Turning forward again, I trudge onto a cobble-sand bank that opens wide and black into a pool bent around a logjam of spruce and cedar. Crouching, my fingers numb in the cold, I open the fly box clumsily to choose: a Golden Witch, a streamer, a fly for big fish, having long since turned from the tiny brook trout of our lost July. A big fish man now, the wild colors muted in the expanse of two-hand trout—browns, lying in predatory half-sleep near the stone and cedar-snag bottom.

Where did my love of the little trout leave me, my love of the perfect haloes so precise on heaving flanks? Gone, perhaps, with the last bouquet of July forget-me-nots that we gathered along Whitney Brook.
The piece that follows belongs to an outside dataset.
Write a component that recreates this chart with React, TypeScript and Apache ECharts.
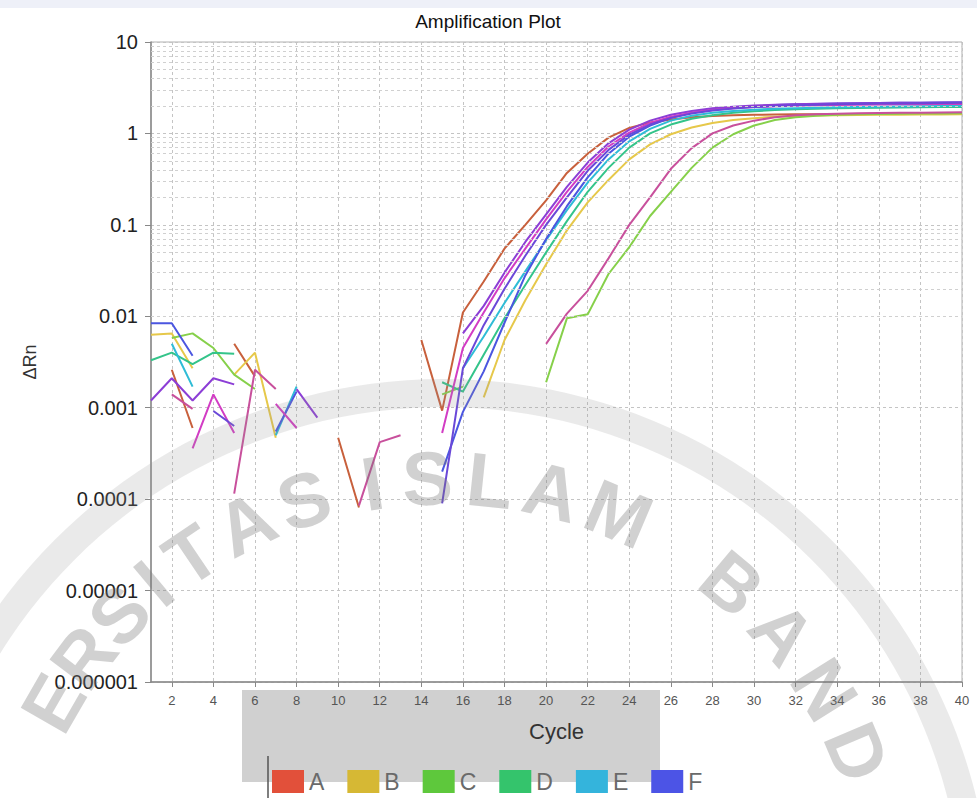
import React, { useEffect, useRef } from "react";
import * as echarts from "echarts";

const N = null;
const cycles = [1,2,3,4,5,6,7,8,9,10,11,12,13,14,15,16,17,18,19,20,21,22,23,24,25,26,27,28,29,30,31,32,33,34,35,36,37,38,39,40];
const xTickValues = [2,4,6,8,10,12,14,16,18,20,22,24,26,28,30,32,34,36,38,40];

const seriesA = [N,0.0026,0.0006,N,0.005,0.0022,N,N,N,0.00047, 0.000081,N,N,0.0055,0.00093,0.011,0.024,0.055,0.1,0.185, 0.37,0.6,0.9,1.15,1.32,1.42,1.5,1.55,1.58,1.6, 1.61,1.62,1.62,1.63,1.63,1.64,1.64,1.65,1.65,1.65];
const seriesB = [0.0063,0.0065,0.0027,N,0.0023,0.004,0.00047,N,N,N, N,N,N,N,N,N,0.0013,0.0055,0.015,0.037, 0.087,0.176,0.31,0.52,0.76,0.98,1.16,1.3,1.4,1.47, 1.52,1.55,1.57,1.58,1.59,1.6,1.6,1.61,1.61,1.62];
const seriesC = [N,0.0058,0.0065,0.0045,0.0023,0.0016,N,N,N,N, N,N,N,N,0.0014,0.0017,N,N,N,0.0019, 0.0095,0.0105,0.029,0.057,0.125,0.23,0.42,0.7,0.98,1.22, 1.4,1.5,1.56,1.6,1.62,1.63,1.64,1.65,1.65,1.66];
const seriesD = [0.0033,0.004,0.003,0.004,0.0039,N,N,N,N,N, N,N,N,N,0.0019,0.0015,0.0038,0.0095,0.022,0.05, 0.11,0.23,0.42,0.7,1.0,1.25,1.45,1.58,1.68,1.75, 1.8,1.84,1.86,1.88,1.9,1.91,1.92,1.93,1.94,1.95];
const seriesE = [N,0.005,0.0017,N,N,N,0.0005,0.0017,N,N, N,N,N,N,N,0.0027,0.006,0.014,0.031,0.068, 0.145,0.29,0.52,0.82,1.12,1.38,1.56,1.68,1.76,1.82, 1.86,1.89,1.91,1.93,1.95,1.96,1.97,1.98,1.99,2.0];
const seriesF = [0.0084,0.0084,0.0037,N,N,N,0.00055,0.0015,N,N, N,N,N,N,0.0002,0.0009,0.0025,0.0085,0.028,0.07, 0.16,0.33,0.6,0.92,1.22,1.48,1.68,1.82,1.92,1.99, 2.04,2.08,2.1,2.12,2.14,2.15,2.16,2.17,2.18,2.19];
const seriesG = [0.0012,0.0021,0.0012,0.0021,0.0018,N,N,0.0016,0.00078,N, N,N,N,N,N,0.0065,0.013,0.03,0.065,0.13, 0.26,0.48,0.78,1.1,1.38,1.6,1.76,1.88,1.96,2.02, 2.06,2.09,2.11,2.13,2.14,2.15,2.16,2.17,2.18,2.18];
const seriesH = [N,N,0.00036,0.0014,0.00053,N,0.0011,0.0006,N,N, N,N,N,N,0.00053,0.0045,0.011,0.026,0.055,0.115, 0.23,0.43,0.72,1.02,1.3,1.52,1.68,1.8,1.88,1.94, 1.98,2.01,2.03,2.05,2.06,2.07,2.08,2.09,2.1,2.1];
const seriesI = [N,N,N,0.00092,0.00063,N,N,N,N,N, N,N,N,N,0.00009,0.0027,0.008,0.02,0.046,0.1, 0.2,0.39,0.66,0.97,1.25,1.48,1.65,1.78,1.87,1.94, 1.99,2.03,2.06,2.08,2.1,2.12,2.13,2.14,2.15,2.16];
const seriesJ = [N,0.0014,0.00097,N,0.000115,0.0026,0.0016,N,N,N, 0.000085,0.00042,0.0005,N,N,N,N,N,N,0.005, 0.0107,0.019,0.043,0.1,0.2,0.41,0.69,1.0,1.22,1.38, 1.5,1.58,1.62,1.64,1.66,1.67,1.68,1.68,1.69,1.7];

const seriesNames = ["A","B","C","D","E","F","G","H","I","J"];
const seriesValues = [seriesA, seriesB, seriesC, seriesD, seriesE, seriesF, seriesG, seriesH, seriesI, seriesJ];
const lineColors = ["#c8603c","#e6c84a","#86d04a","#34c48a","#2fbcd6","#4b56e0","#8c3ed6","#d23cc4","#6a48d8","#c8509c"];
const legendColors = ["#e2503a","#d6b834","#5ec83c","#34c46c","#34b4dc","#4c54e6","#8c3ed6","#d23cc4","#6a48d8","#c8509c"];
const legendNames = ["A","B","C","D","E","F"];

const yTickLabels = ["0.000001","0.00001","0.0001","0.001","0.01","0.1","1","10"];
const decades = [1e-6,1e-5,1e-4,1e-3,1e-2,1e-1,1];
const minorSteps = [2,3,4,5,6,7,8,9];

const wmLetters = ["E","R","S","I","T","A","S","I","S","L","A","M","B","A","N","D"];
const wmAngles = [-60,-53,-46,-40,-34,-26,-18,-9,-2,6,14,23,40,49,58,67];

export default function App() {
  const ref = useRef<HTMLDivElement>(null);
  useEffect(() => {
    if (!ref.current) return;
    const chart = echarts.init(ref.current, undefined, { renderer: "svg" });

    const minorVals: number[] = [];
    decades.forEach((d) => minorSteps.forEach((m) => minorVals.push(d * m)));

    const cx = 443, cy = 928, rText = 450;
    const wmGraphics = wmLetters.map((ch, i) => {
      const th = (wmAngles[i] * Math.PI) / 180;
      return {
        type: "text",
        x: cx + rText * Math.sin(th),
        y: cy - rText * Math.cos(th),
        rotation: -th,
        z: 5,
        silent: true,
        style: {
          text: ch,
          fill: "rgba(120,120,120,0.34)",
          font: 'bold 76px "Liberation Sans", Arial, sans-serif',
          align: "center",
          verticalAlign: "middle",
        },
      };
    });

    const lineSeries = seriesNames.map((name, k) => ({
      name,
      type: "line",
      data: cycles.map((c, i) => [c, seriesValues[k][i] == null ? "-" : seriesValues[k][i]]),
      showSymbol: false,
      symbol: "none",
      connectNulls: false,
      itemStyle: { color: legendColors[k] },
      lineStyle: { color: lineColors[k], width: 2 },
      z: 3,
    }));

    const font = '"Liberation Sans", Arial, sans-serif';

    const option: any = {
      animation: false,
      backgroundColor: "#ffffff",
      title: {
        text: "Amplification Plot",
        left: 483,
        textAlign: "center",
        top: 7,
        textStyle: { fontSize: 19, fontWeight: "normal", color: "#111", fontFamily: font },
      },
      legend: {
        data: legendNames,
        left: 272,
        top: 770,
        padding: 0,
        icon: "rect",
        itemWidth: 32,
        itemHeight: 23,
        itemGap: 23,
        textStyle: { fontSize: 23, color: "#6a6a6a", fontFamily: font },
        selectedMode: false,
      },
      grid: {
        left: 151,
        right: 15,
        top: 42,
        bottom: 116,
        show: true,
        borderColor: "#b0b0b0",
        borderWidth: 1,
      },
      xAxis: {
        type: "value",
        min: 1,
        max: 40,
        name: "Cycle",
        nameLocation: "middle",
        nameGap: 38,
        nameTextStyle: { fontSize: 22, color: "#333", fontFamily: font },
        axisLine: { lineStyle: { color: "#888", width: 1.5 } },
        axisTick: { show: true, length: 5, customValues: xTickValues, lineStyle: { color: "#888" } },
        axisLabel: {
          fontSize: 13,
          color: "#555",
          margin: 12,
          fontFamily: font,
          customValues: xTickValues,
        },
        splitLine: { show: true, lineStyle: { color: "#c4c4c4", type: [3, 3], width: 1 } },
      },
      yAxis: {
        type: "log",
        logBase: 10,
        min: 1e-6,
        max: 10,
        name: "ΔRn",
        nameLocation: "middle",
        nameGap: 112,
        nameTextStyle: { fontSize: 18, color: "#333", fontFamily: font },
        axisLine: { show: true, lineStyle: { color: "#888", width: 1.5 } },
        axisTick: { show: true, length: 6, lineStyle: { color: "#888" } },
        axisLabel: {
          fontSize: 20,
          color: "#222",
          margin: 13,
          fontFamily: font,
          formatter: (v: number) => {
            const e = Math.round(Math.log10(v));
            return yTickLabels[e + 6] ?? "";
          },
        },
        splitLine: { show: true, lineStyle: { color: "#c4c4c4", type: [3, 3], width: 1 } },
      },
      series: [
        ...lineSeries,
        {
          name: "_grid",
          type: "line",
          data: [],
          silent: true,
          z: 1,
          markLine: {
            silent: true,
            symbol: ["none", "none"],
            label: { show: false },
            animation: false,
            lineStyle: { color: "#d0d0d0", type: [3, 3], width: 1 },
            data: minorVals.map((v) => ({ yAxis: v })),
          },
        },
      ],
      graphic: [
        { type: "rect", z: -10, silent: true, shape: { x: 0, y: 0, width: 977, height: 8 }, style: { fill: "#eef0f8" } },
        { type: "rect", z: -5, silent: true, shape: { x: 242, y: 690, width: 418, height: 92 }, style: { fill: "#d0d0d0" } },
        { type: "line", z: 5, silent: true, shape: { x1: 268, y1: 756, x2: 268, y2: 798 }, style: { stroke: "#555", lineWidth: 1.5 } },
        { type: "ring", z: 4, silent: true, shape: { cx: 443, cy: 928, r: 549, r0: 521 }, style: { fill: "rgba(150,150,150,0.2)" } },
        ...wmGraphics,
      ],
    };
    chart.setOption(option);
    return () => chart.dispose();
  }, []);
  return (
    <div
      ref={ref}
      style={{ position: "fixed", left: 0, top: 0, width: 977, height: 798, background: "#fff" }}
    />
  );
}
So I rig the short leader and tie on the heavy streamer, the rod working full and deep as I pay out line. Once more I am lost in the mystery of this game we used to play together, the wait as the leader descends in the lessening rings, the slow return of floating line on black water. A savage strike and a flash of receding butter-gold, the big trout a taker for my trickery, hurtling back with visceral condemnation.

A smile tightens my dry lips. I am awash in frost dawn, in the arc of pulsing bamboo, the line slicing into the black dark water. And then it stops as abruptly as it began, the line limp, floating back toward me, the leader trailing as lifeless as frozen footprints. I think of her suddenly, at home now, still asleep, the girls gone to lives of their own manufacture.

Are you stirring yet, aware that I’m gone? Do you ever remember, just before dawn, when you wouldn’t cast in front of the men, when you refused to believe the tight-looped whisper of your line was such a thing of beauty? Remember the joy I felt, the pride, as I had made for you and the girls the finest cane rods, your names inked black beneath the varnish, putting this magic into your hands? Or had these tokens of expectation stolen the beauty from you? Maybe you knew that nothing could touch the small-trout perfection, and so between heavy volumes you pressed your forget-me-not bouquets and wondered at my greed, my selfishness. And in this way did we somehow diverge, finding magic in memory and in the sepia tone of nostalgia?

Yet in these moments, sitting in dawn’s last frozen breath, have I ever loved you more?


            Upward we traveled, the sun at our backs, catching trout incidentally as we moved deeper into the heavy green of summer forest. Fully warmed now, the thickness of the morning humidity gone, its weight no longer in our clothes, we stopped on a rise to dig like raccoons for wild cucumbers. Kim nibbled hers, then lay belly-down on a moss-covered rock, dropped her head to the water, drank gently, and then, closing her eyes, pushed her face below the surface.

Rearing back, she wiped wet strands of hair from her face and called me over, fingering a place where bare mica glinted ragged and new through the emerald moss, her finger tracing the depression of a cloven hoof in the soil nearby: a fawn, startled at our presence, its hoof shearing the moss with legs not yet sturdy but familiar with the urgency of escape. Kim touched the moist remainder of the scar, and we felt for a moment like Indians, even as the margins of the wet trace slowly receded to dry.


            When we were young, we stood in a stream with rods in hands and faith in our hearts, and it all made perfect sense, standing there together on a July morning.

We looked ahead, up the copper staircase spilling boundlessly toward us, and we chose a piece of that dancing water.

Somehow, when we were young, it never occurred to us that a piece of water didn’t exist, that the place we chose to place a fly, 30 feet up ahead, had already swirled past our bare ankles on its way downstream.

It never occurred to us, so we worked out line, hurling a weightless bit of feather and floss to a place that was no longer there, but it made perfect sense that a trout was there, somewhere under the water that had long since departed.

And all of a sudden we were joined, in a perfectly beautiful arc, to life and love and poetry, dancing between our hearts on the end of a silver string.